Investigators looked at potential risk factors as incidence rates changed over time after the introduction of COVID-19 and whether race and other variables affected the potential development of these infections.
Data has shown central line associated bloodstream infections (CLABSI) increased during the COVID-19 pandemic. However, a greater understanding of what the determinants were for this activity were not widely studied or understood.
As such, a group of investigators associated with Charlotte, NC-based Advocate Health evaluated what factors including whether race impacted risk for development of CLABSI prior to and during the COVID-19 pandemic in patients with indwelling central venous catheter (CVC).
Specifically, they conducted a retrospective cohort study across 11 acute care hospitals in the southeastern US during a study period between 2019-2021. Within this period, there was the pre-pandemic period from 1/1/2019 - 2/29/2020, and the pandemic period defined as 3/1/2020 - 12/31/2021. The data collected included demographic factors including self-reported race and ethnicity, comorbidities, COVID-19 status and central line characteristics. The primary outcome was the first CLABSI that was diagnosed during the admission.

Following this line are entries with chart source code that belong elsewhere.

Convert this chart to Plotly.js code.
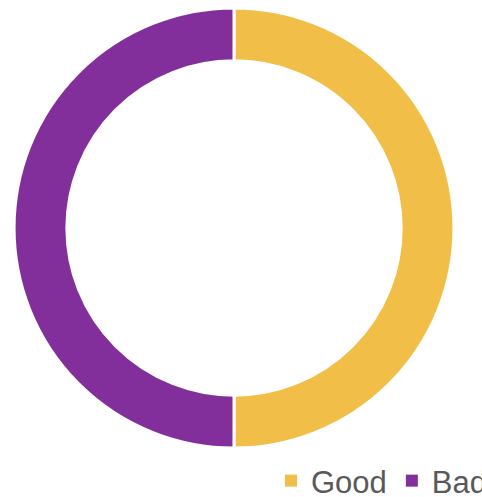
<!DOCTYPE html>
<html><head><meta charset="utf-8">
<script src="https://cdn.plot.ly/plotly-3.0.1.min.js"></script>
<style>html,body{margin:0;padding:0;background:#fff;}#chart{width:482px;height:497px;}
g.legendpoints path{stroke-width:0 !important;}</style>
</head><body><div id="chart"></div>
<script>
const categories = ["Good", "Bad"];
const values = [50, 50];
const colors = ["#F1BE48", "#822F9B"];

Plotly.newPlot("chart", [{
  type: "pie",
  labels: categories,
  values: values,
  hole: 0.76,
  sort: false,
  direction: "clockwise",
  rotation: 0,
  textinfo: "none",
  hoverinfo: "label+value",
  marker: {colors: colors, line: {color: "#ffffff", width: 3}},
  domain: {x: [14/482, 454/482], y: [1 - 448/497, 1 - 8/497]}
}], {
  width: 482, height: 497,
  margin: {l: 0, r: 0, t: 0, b: 0, autoexpand: false},
  paper_bgcolor: "#ffffff",
  showlegend: true,
  legend: {
    orientation: "h",
    x: 271/482, xanchor: "left",
    y: -11/497, yanchor: "bottom",
    font: {family: "Liberation Sans, Arial, sans-serif", size: 31, color: "#595959"},
    itemwidth: 30,
    bgcolor: "rgba(0,0,0,0)"
  }
}, {displayModeBar: false, staticPlot: true});
</script></body></html>
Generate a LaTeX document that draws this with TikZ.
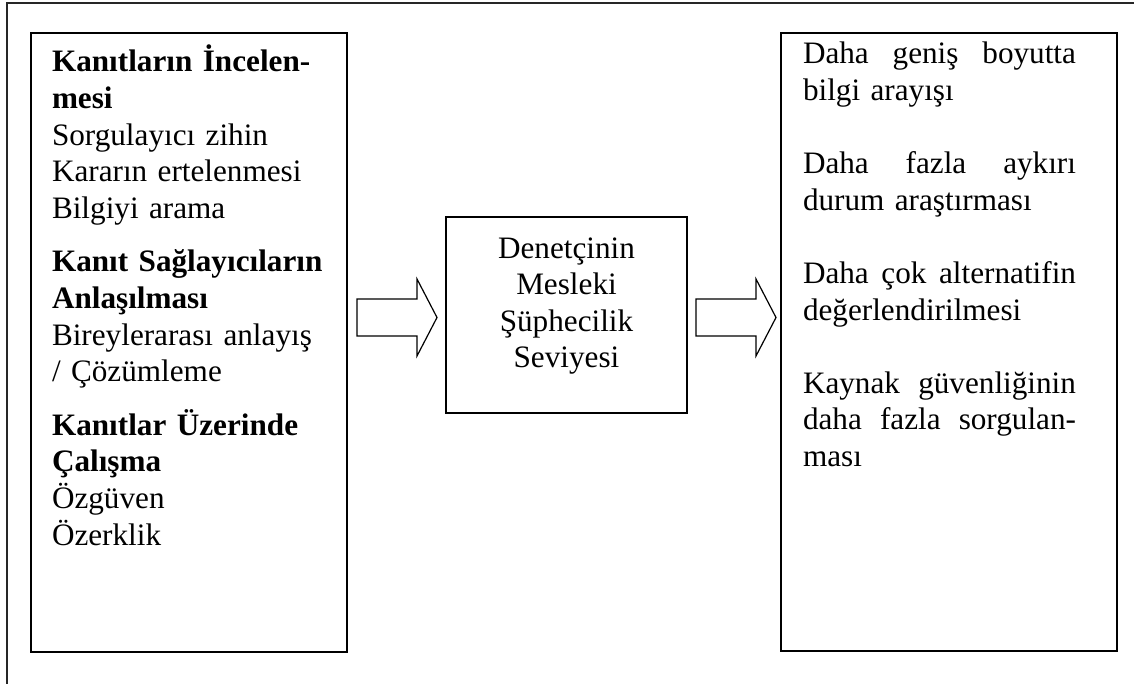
\documentclass[tikz,border=0pt]{standalone}
\usepackage{fontspec}
\setmainfont{Liberation Serif}
\usetikzlibrary{calc}

% block (hollow) arrow from tail point #1 to tip point #2, drawn horizontally
\newcommand\hollowarrow[2]{%
  \draw[blockarrow] let \p1=(#1), \p2=(#2) in
    (\x1,\y1+9.25pt) -- (\x2-10pt,\y1+9.25pt) -- (\x2-10pt,\y1+19.25pt)
    -- (\x2,\y1) -- (\x2-10pt,\y1-19.25pt) -- (\x2-10pt,\y1-9.25pt)
    -- (\x1,\y1-9.25pt) -- cycle;}

% a justified line filling the right-hand text column
\newcommand\fullline[1]{\leavevmode\hbox to 136.5pt{#1}}

\begin{document}
\begin{tikzpicture}[x=0.5pt,y=-0.5pt,
  box/.style={draw=black, line width=0.9pt, inner sep=0pt, outer sep=0pt},
  frameline/.style={draw=black!85, line width=1pt},
  blockarrow/.style={draw=black, line width=0.6pt, line join=miter},
  bodytext/.style={inner sep=0pt, outer sep=0pt,
    font=\fontsize{15.6pt}{18.3pt}\selectfont}]
  \useasboundingbox (0,0) rectangle (1134,684);

  % enclosing frame (only its top and left edges fall inside the figure)
  \coordinate (fA) at (1134,3);
  \coordinate (fB) at (7,3);
  \coordinate (fC) at (7,684);
  \draw[frameline] (fA) -- (fB) -- (fC);

  % the three boxes
  \node[box, minimum width=158pt, minimum height=309.5pt] (L) at (189,342.5) {};
  \node[box, minimum width=120.5pt, minimum height=98pt] (M) at (566.5,315) {};
  \node[box, minimum width=168pt, minimum height=309pt] (R) at (949,342) {};

  % left box contents
  \node[bodytext, anchor=base west, text width=145pt, align=left] (Lt) at (52,72)
    {\textbf{Kanıtların İncelen-}\\
     \textbf{mesi}\\
     Sorgulayıcı zihin\\
     Kararın ertelenmesi\\
     Bilgiyi arama\\[8.5pt]
     \textbf{Kanıt Sağlayıcıların}\\
     \textbf{Anlaşılması}\\
     Bireylerarası anlayış\\
     / Çözümleme\\[8.5pt]
     \textbf{Kanıtlar Üzerinde}\\
     \textbf{Çalışma}\\
     Özgüven\\
     Özerklik};

  % middle box contents
  \node[bodytext, anchor=base, text width=115pt, align=center] (Mt) at (566.5,258)
    {Denetçinin\\ Mesleki\\ Şüphecilik\\ Seviyesi};

  % right box contents
  \node[bodytext, anchor=base west, text width=140pt, align=left] (Rt) at (803,64)
    {\fullline{Daha\hfill geniş\hfill boyutta}\\
     bilgi arayışı\\[18.3pt]
     \fullline{Daha\hfill fazla\hfill aykırı}\\
     durum araştırması\\[18.3pt]
     \fullline{Daha\hfill çok\hfill alternatifin}\\
     değerlendirilmesi\\[18.3pt]
     \fullline{Kaynak\hfill güvenliğinin}\\
     \fullline{daha\hfill fazla\hfill sorgulan-}\\
     ması};

  % hollow arrows between the boxes
  \hollowarrow{$(L.east |- M.west)+(10,2.5)$}{$(M.west)+(-9,2.5)$}
  \hollowarrow{$(M.east)+(9,2.5)$}{$(R.west |- M.east)+(-5,2.5)$}
\end{tikzpicture}
\end{document}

“Of the 46,259 patients with central lines, 313 developed a CLABSI during the study period (109 pre- and 204 during- pandemic, a significant proportional increase), the investigators wrote. “Risk factors for CLABSI in the pre-pandemic period included cancer diagnosis, receipt of total peripheral nutrition (TPN) during hospital stay, intensive care unit encounter, and longer length of stay and average line days.”
Coinvestigator Catherine Passaretti, MD, vice president, Southeast Region epidemiologist, Advocate Health, and clinical professor of infectious diseases, Wake Forest University, says they witnessed differences in CLABSI between black and white patients during COVID-19. “Black patients had a higher risk of CLABSI during the pandemic that we did not see before…that difference between black and white patients really stood out for patients without COVID.”
In fact, Black patients without COVID-19 were 1.6 times (95% CI 1.09, 2.41) more likely to develop CLABSI compared to White patients, the investigators note. There were other risk factors for infection including Medicare insurance (OR 1.68), presence of a dialysis catheter (OR 1.57, or higher body mass index (OR 1.01).
Does Stress Play a Role as a Risk Factor?
In addition, the stressors placed on health care during the pandemic may have contributed to risk factors as clinicians were challenged to care for a surging public health issue.
“Health care was very different at the height of the pandemic when the study took place. So certainly, care delivery and stressors on health care, potentially contributed,” Passaretti said. “So how do we better prepare for stress in healthcare settings? How do we make sure that care provided for infection prevention, even during times of stress is equivalent across the board so we don't lose ground?”
Passaretti believes creating best practices during these periods may be a solution to consider.
“[We need to understand] how do stress and burnout play into health care behavior, and then making sure we hardwire basic practices in even during times of stress.”